Time Warner Cable heir apparent Rob Marcus will get a fatter paycheck to go along with his new roles as chairman and CEO of the nation’s second largest cable company, inking a three-year employment deal that will bring him about $16 million in its first year, according to documents filed with the Securities and Exchange Commission Monday.
Marcus, who currently serves as president and chief operating officer of the cable giant, will become chairman and CEO on Jan. 1, replacing Glenn Britt who is retiring on Dec. 31 after 12 years at the helm.
According to documents filed with the SEC on July 29, Marcus’ employment agreement takes effect on Jan. 1, 2014 and expires on Dec. 31, 2016. He will receive an annual salary of $1.5 million (up from the $1 million he currently makes), is eligible for a $5 million annual bonus (up from $3 million) and will receive up to $7.5 million annually in long-term incentive compensation. In addition, Marcus will receive a $2 million long-term incentive award.
That comes to $16 million, or about 60% above the $10.1 million he earned in 2012, according to the company’s annual proxy statement. The amount is in line with the $17.4 million Britt earned in 2012, according to the proxy.
If Marcus is terminated within 24 months of a change of control, he stands to reap three years of salary, and bonuses – totaling $19.5 million – and any unvested stock options or awards.

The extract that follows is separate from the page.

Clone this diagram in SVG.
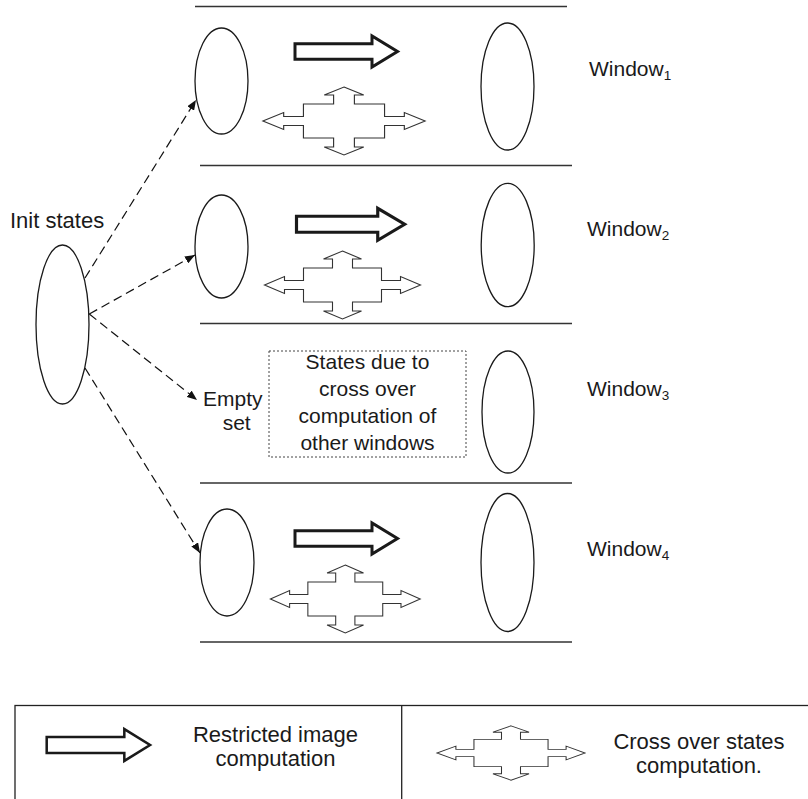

While the compensation package is a big bump from his previous year’s take, Marcus will rank in the middle of publicly traded MSO chief executives. Last year, Comcast chairman and CEO Brian Roberts received $29.1 million in total compensation; Cablevision Systems CEO James Dolan received $16.9 million and Charter Communications CEO Tom Rutledge received $5.3 million, according to those companies’ individual proxy statements.